# Perfected cold smoked Tri-Tip, then Sous Vide and seared.



## SittingElf (Sep 22, 2018)

I've been experimenting with Tri-tip to find the ultimate medium rare, succulent, tender Tri-Tip. I think I've found it.

Yesterday, prepared for a dinner we were hosting. The plan was for Medium Rare Tri-Tip, mashed Yukon potatoes, and a Green Bean side.

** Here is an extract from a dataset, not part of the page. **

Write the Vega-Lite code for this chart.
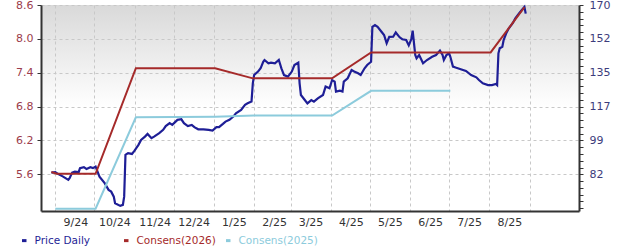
{
  "$schema": "https://vega.github.io/schema/vega-lite/v6.json",
  "width": 538,
  "height": 206,
  "autosize": {"type": "none"},
  "padding": {"left": 41, "top": 5, "right": 41, "bottom": 41},
  "background": "#ffffff",
  "config": {
    "font": "DejaVu Sans",
    "view": {
      "stroke": null,
      "fill": {"gradient": "linear", "x1": 0, "y1": 0, "x2": 0, "y2": 1,
        "stops": [{"offset": 0, "color": "#d9d9d9"}, {"offset": 0.5, "color": "#ffffff"}, {"offset": 1, "color": "#ffffff"}]}
    }
  },
  "datasets": {
    "price": [
      {"date": "2024-08-29", "price": 82.9},
      {"date": "2024-09-01", "price": 83.1},
      {"date": "2024-09-03", "price": 82.2},
      {"date": "2024-09-07", "price": 80.8},
      {"date": "2024-09-11", "price": 79.1},
      {"date": "2024-09-12", "price": 80.0},
      {"date": "2024-09-14", "price": 82.9},
      {"date": "2024-09-16", "price": 83.4},
      {"date": "2024-09-19", "price": 83.1},
      {"date": "2024-09-20", "price": 85.2},
      {"date": "2024-09-23", "price": 85.7},
      {"date": "2024-09-25", "price": 84.8},
      {"date": "2024-09-28", "price": 85.7},
      {"date": "2024-09-30", "price": 85.2},
      {"date": "2024-10-02", "price": 86.0},
      {"date": "2024-10-03", "price": 84.3},
      {"date": "2024-10-05", "price": 80.8},
      {"date": "2024-10-09", "price": 77.4},
      {"date": "2024-10-12", "price": 73.9},
      {"date": "2024-10-14", "price": 73.0},
      {"date": "2024-10-16", "price": 70.4},
      {"date": "2024-10-17", "price": 67.0},
      {"date": "2024-10-21", "price": 65.6},
      {"date": "2024-10-23", "price": 66.1},
      {"date": "2024-10-24", "price": 70.4},
      {"date": "2024-10-25", "price": 92.1},
      {"date": "2024-10-27", "price": 93.0},
      {"date": "2024-10-30", "price": 92.6},
      {"date": "2024-11-01", "price": 94.3},
      {"date": "2024-11-04", "price": 97.3},
      {"date": "2024-11-06", "price": 99.9},
      {"date": "2024-11-09", "price": 101.6},
      {"date": "2024-11-11", "price": 103.0},
      {"date": "2024-11-14", "price": 100.8},
      {"date": "2024-11-16", "price": 101.6},
      {"date": "2024-11-20", "price": 103.4},
      {"date": "2024-11-23", "price": 105.1},
      {"date": "2024-11-25", "price": 107.1},
      {"date": "2024-11-28", "price": 108.6},
      {"date": "2024-11-30", "price": 107.7},
      {"date": "2024-12-04", "price": 110.3},
      {"date": "2024-12-07", "price": 110.6},
      {"date": "2024-12-09", "price": 108.6},
      {"date": "2024-12-12", "price": 107.1},
      {"date": "2024-12-15", "price": 107.7},
      {"date": "2024-12-17", "price": 106.5},
      {"date": "2024-12-20", "price": 105.4},
      {"date": "2024-12-24", "price": 105.4},
      {"date": "2024-12-28", "price": 105.1},
      {"date": "2024-12-31", "price": 104.7},
      {"date": "2025-01-03", "price": 106.5},
      {"date": "2025-01-05", "price": 106.5},
      {"date": "2025-01-08", "price": 108.2},
      {"date": "2025-01-10", "price": 109.4},
      {"date": "2025-01-13", "price": 110.3},
      {"date": "2025-01-16", "price": 112.0},
      {"date": "2025-01-18", "price": 113.7},
      {"date": "2025-01-22", "price": 115.5},
      {"date": "2025-01-25", "price": 118.1},
      {"date": "2025-01-27", "price": 118.9},
      {"date": "2025-01-30", "price": 119.8},
      {"date": "2025-01-31", "price": 129.3},
      {"date": "2025-02-01", "price": 133.6},
      {"date": "2025-02-04", "price": 135.4},
      {"date": "2025-02-06", "price": 137.1},
      {"date": "2025-02-08", "price": 140.5},
      {"date": "2025-02-09", "price": 141.4},
      {"date": "2025-02-12", "price": 139.7},
      {"date": "2025-02-14", "price": 140.0},
      {"date": "2025-02-17", "price": 139.7},
      {"date": "2025-02-20", "price": 141.4},
      {"date": "2025-02-22", "price": 137.1},
      {"date": "2025-02-24", "price": 133.6},
      {"date": "2025-02-27", "price": 132.8},
      {"date": "2025-03-02", "price": 135.4},
      {"date": "2025-03-04", "price": 138.8},
      {"date": "2025-03-07", "price": 140.0},
      {"date": "2025-03-08", "price": 129.3},
      {"date": "2025-03-09", "price": 123.2},
      {"date": "2025-03-12", "price": 120.6},
      {"date": "2025-03-14", "price": 118.9},
      {"date": "2025-03-17", "price": 120.6},
      {"date": "2025-03-19", "price": 119.8},
      {"date": "2025-03-22", "price": 121.5},
      {"date": "2025-03-26", "price": 123.2},
      {"date": "2025-03-28", "price": 127.6},
      {"date": "2025-03-31", "price": 126.7},
      {"date": "2025-04-02", "price": 131.0},
      {"date": "2025-04-04", "price": 130.2},
      {"date": "2025-04-05", "price": 125.0},
      {"date": "2025-04-08", "price": 125.5},
      {"date": "2025-04-10", "price": 125.0},
      {"date": "2025-04-11", "price": 130.2},
      {"date": "2025-04-14", "price": 131.9},
      {"date": "2025-04-17", "price": 136.2},
      {"date": "2025-04-19", "price": 135.4},
      {"date": "2025-04-22", "price": 134.5},
      {"date": "2025-04-24", "price": 133.6},
      {"date": "2025-04-27", "price": 137.1},
      {"date": "2025-04-29", "price": 138.8},
      {"date": "2025-05-02", "price": 140.5},
      {"date": "2025-05-03", "price": 158.7},
      {"date": "2025-05-05", "price": 159.6},
      {"date": "2025-05-07", "price": 158.7},
      {"date": "2025-05-10", "price": 156.1},
      {"date": "2025-05-12", "price": 154.4},
      {"date": "2025-05-14", "price": 150.1},
      {"date": "2025-05-16", "price": 153.4},
      {"date": "2025-05-19", "price": 153.5},
      {"date": "2025-05-21", "price": 155.7},
      {"date": "2025-05-24", "price": 153.2},
      {"date": "2025-05-26", "price": 152.2},
      {"date": "2025-05-29", "price": 151.8},
      {"date": "2025-05-31", "price": 149.0},
      {"date": "2025-06-02", "price": 152.3},
      {"date": "2025-06-03", "price": 156.7},
      {"date": "2025-06-05", "price": 144.0},
      {"date": "2025-06-06", "price": 142.3},
      {"date": "2025-06-08", "price": 144.0},
      {"date": "2025-06-11", "price": 139.7},
      {"date": "2025-06-14", "price": 141.4},
      {"date": "2025-06-18", "price": 143.1},
      {"date": "2025-06-21", "price": 144.0},
      {"date": "2025-06-24", "price": 146.3},
      {"date": "2025-06-26", "price": 144.0},
      {"date": "2025-06-27", "price": 141.4},
      {"date": "2025-06-29", "price": 144.0},
      {"date": "2025-07-01", "price": 144.9},
      {"date": "2025-07-02", "price": 143.1},
      {"date": "2025-07-04", "price": 138.0},
      {"date": "2025-07-06", "price": 137.5},
      {"date": "2025-07-10", "price": 136.6},
      {"date": "2025-07-14", "price": 135.7},
      {"date": "2025-07-18", "price": 133.6},
      {"date": "2025-07-22", "price": 132.4},
      {"date": "2025-07-24", "price": 131.0},
      {"date": "2025-07-27", "price": 129.3},
      {"date": "2025-07-31", "price": 128.4},
      {"date": "2025-08-03", "price": 128.4},
      {"date": "2025-08-06", "price": 129.0},
      {"date": "2025-08-07", "price": 128.4},
      {"date": "2025-08-08", "price": 144.9},
      {"date": "2025-08-09", "price": 147.5},
      {"date": "2025-08-11", "price": 148.3},
      {"date": "2025-08-12", "price": 151.8},
      {"date": "2025-08-14", "price": 155.3},
      {"date": "2025-08-16", "price": 157.9},
      {"date": "2025-08-19", "price": 160.5},
      {"date": "2025-08-21", "price": 163.1},
      {"date": "2025-08-24", "price": 165.7},
      {"date": "2025-08-26", "price": 167.4},
      {"date": "2025-08-28", "price": 169.0},
      {"date": "2025-08-29", "price": 165.5}
    ],
    "cons": [
      {"series": "Consens(2026)", "date": "2024-08-29", "eps": 5.64},
      {"series": "Consens(2026)", "date": "2024-09-02", "eps": 5.61},
      {"series": "Consens(2026)", "date": "2024-10-02", "eps": 5.61},
      {"series": "Consens(2026)", "date": "2024-11-02", "eps": 7.48},
      {"series": "Consens(2026)", "date": "2025-01-02", "eps": 7.48},
      {"series": "Consens(2026)", "date": "2025-01-31", "eps": 7.30},
      {"series": "Consens(2026)", "date": "2025-04-02", "eps": 7.30},
      {"series": "Consens(2026)", "date": "2025-05-02", "eps": 7.76},
      {"series": "Consens(2026)", "date": "2025-08-02", "eps": 7.76},
      {"series": "Consens(2026)", "date": "2025-08-28", "eps": 8.56},
      {"series": "Consens(2025)", "date": "2024-09-01", "eps": 4.99},
      {"series": "Consens(2025)", "date": "2024-10-02", "eps": 4.99},
      {"series": "Consens(2025)", "date": "2024-11-02", "eps": 6.61},
      {"series": "Consens(2025)", "date": "2025-01-02", "eps": 6.62},
      {"series": "Consens(2025)", "date": "2025-02-01", "eps": 6.64},
      {"series": "Consens(2025)", "date": "2025-04-02", "eps": 6.64},
      {"series": "Consens(2025)", "date": "2025-05-02", "eps": 7.08},
      {"series": "Consens(2025)", "date": "2025-07-02", "eps": 7.08}
    ]
  },
  "layer": [
    {
      "data": {"name": "price"},
      "mark": {"type": "line", "strokeWidth": 2.2, "interpolate": "linear"},
      "encoding": {
        "x": {
          "field": "date", "type": "temporal",
          "scale": {"type": "utc", "domain": [{"year": 2024, "month": 8, "date": 21, "utc": true}, {"year": 2025, "month": 10, "date": 9, "utc": true}]},
          "axis": {
            "title": null,
            "values": [
              {"year": 2024, "month": 9, "date": 1, "utc": true},
              {"year": 2024, "month": 10, "date": 1, "utc": true},
              {"year": 2024, "month": 11, "date": 1, "utc": true},
              {"year": 2024, "month": 12, "date": 1, "utc": true},
              {"year": 2025, "month": 1, "date": 1, "utc": true},
              {"year": 2025, "month": 2, "date": 1, "utc": true},
              {"year": 2025, "month": 3, "date": 1, "utc": true},
              {"year": 2025, "month": 4, "date": 1, "utc": true},
              {"year": 2025, "month": 5, "date": 1, "utc": true},
              {"year": 2025, "month": 6, "date": 1, "utc": true},
              {"year": 2025, "month": 7, "date": 1, "utc": true},
              {"year": 2025, "month": 8, "date": 1, "utc": true},
              {"year": 2025, "month": 9, "date": 1, "utc": true}
            ],
            "format": "%-m/%y",
            "labelExpr": "utcyear(datum.value) == 2025 && utcmonth(datum.value) == 8 ? '' : datum.label",
            "labelOffset": 20,
            "labelFlush": false,
            "labelOverlap": false,
            "labelFont": "DejaVu Sans",
            "labelFontSize": 11,
            "labelColor": "#333333",
            "labelPadding": 5,
            "ticks": false,
            "domainColor": "#333333",
            "domainWidth": 2,
            "grid": true,
            "gridColor": "#c8c8c8",
            "gridDash": [3, 3],
            "gridWidth": 1
          }
        },
        "y": {
          "field": "price", "type": "quantitative",
          "scale": {"domain": [62.93, 170], "nice": false, "zero": false},
          "axis": {
            "orient": "right",
            "title": null,
            "values": [64.4, 67.92, 71.44, 74.96, 78.48, 82, 85.52, 89.04, 92.56, 96.08, 99.6, 103.12, 106.64, 110.16, 113.68, 117.2, 120.72, 124.24, 127.76, 131.28, 134.8, 138.32, 141.84, 145.36, 148.88, 152.4, 155.92, 159.44, 162.96, 166.48, 170],
            "labelExpr": "datum.value > 80 && abs((datum.value - 82) / 17.6 - round((datum.value - 82) / 17.6)) < 0.05 ? '' + floor(datum.value + 0.3) : ''",
            "labelOverlap": false,
            "labelFlush": false,
            "labelFont": "DejaVu Sans",
            "labelFontSize": 11,
            "labelColor": "#3c3c7c",
            "labelPadding": 6,
            "tickSize": 4,
            "tickColor": "#333333",
            "domainColor": "#333333",
            "domainWidth": 2,
            "grid": false
          }
        },
        "color": {"datum": "Price Daily", "type": "nominal"}
      }
    },
    {
      "data": {"name": "cons"},
      "mark": {"type": "line", "strokeWidth": 2},
      "encoding": {
        "x": {"field": "date", "type": "temporal"},
        "y": {
          "field": "eps", "type": "quantitative",
          "scale": {"domain": [4.95, 8.6], "nice": false, "zero": false},
          "axis": {
            "orient": "left",
            "title": null,
            "values": [5.6, 6.2, 6.8, 7.4, 8.0, 8.6],
            "format": ".1f",
            "labelFlush": false,
            "labelFont": "DejaVu Sans",
            "labelFontSize": 11,
            "labelColor": "#9c3c4c",
            "labelPadding": 4,
            "tickSize": 4,
            "tickColor": "#333333",
            "domainColor": "#333333",
            "domainWidth": 2,
            "grid": true,
            "gridColor": "#c8c8c8",
            "gridDash": [3, 3],
            "gridWidth": 1
          }
        },
        "color": {
          "field": "series", "type": "nominal",
          "scale": {"domain": ["Price Daily", "Consens(2026)", "Consens(2025)"], "range": ["#1e1e96", "#a52a2a", "#8ccbdc"]},
          "legend": {
            "title": null,
            "orient": "none",
            "legendX": -22,
            "legendY": 230,
            "direction": "horizontal",
            "columns": 3,
            "gridAlign": "all",
            "columnPadding": 4,
            "symbolType": "stroke",
            "symbolSize": 20,
            "symbolStrokeWidth": 3,
            "labelFont": "DejaVu Sans",
            "labelFontSize": 10.5,
            "labelOffset": 5,
            "encode": {"labels": {"update": {"fill": {"scale": "color", "field": "value"}}}}
          }
        }
      }
    }
  ],
  "resolve": {"scale": {"y": "independent"}}
}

Started the day by trimming most of the fat off of a nice cut of Tri-tip, seasoning Santa Maria Style (Salt, Pepper, and Garlic powder in equal amounts) then cold smoking with hickory pellets for three hours in my grill with the heat turned off. Used the A-Maze-N tube for smoking. After smoking, let the meat rest for 15 minutes, then vacuum sealed with a couple of rosemary sprigs, and into my sous vide system at 132.5 deg for 5.5 hours. Rested again for 15 minutes, then outside to be seared for bark with a weed-killer flamethrower.
In the meantime, I had cut 2lbs of Yukon Potatoes into slices,  salted and garlic powdered them, and sous vide with half a stick of butter tabs at 185 Deg for 1 hour. Mashed them to fluffy perfection. Green beans (fresh) cut to 2" lengths, salted with Himalayan salt. 2 min in the microwave then into a wok with olive oil seasoned with a couple of garlic cloves.  Cooked for a few minutes without charring, then heat turned off and 1.5 tbsp of lemon juice and the zest from a full-sized lemon included. Tossed for 1 minute and presented with a sprinkling of freshly grated parmesan cheese, chopped parsley, and slightly roasted pine nuts.
Tri-tip cut into slices against the grain. Bend test perfect. Pull apart perfect. Bark perfect.
Guests said it was the best Tri-Tip they had ever had, and melted in their mouths. Nice hint of hickory smoke with a small smoke ring present. Served with a Mushroom Gravy made from scratch with red wine, soy sauce, Dijon, Worcestershire sauce, onions, thyme, and meat drippings. Thickened to a great consistency and used over meat and potatoes.

I was a huge success, and my wife, who is very judgemental, gave me a great thumbs up! No better review is possible!


----------



## daveomak (Sep 23, 2018)

Recipe looks good....   I can appreciate the sous-vide time, 5.5 hours, to insure pasteurization for a safe meal...


----------



## SmokinAl (Sep 23, 2018)

That looks fantastic!
Nicely done!!
Al


----------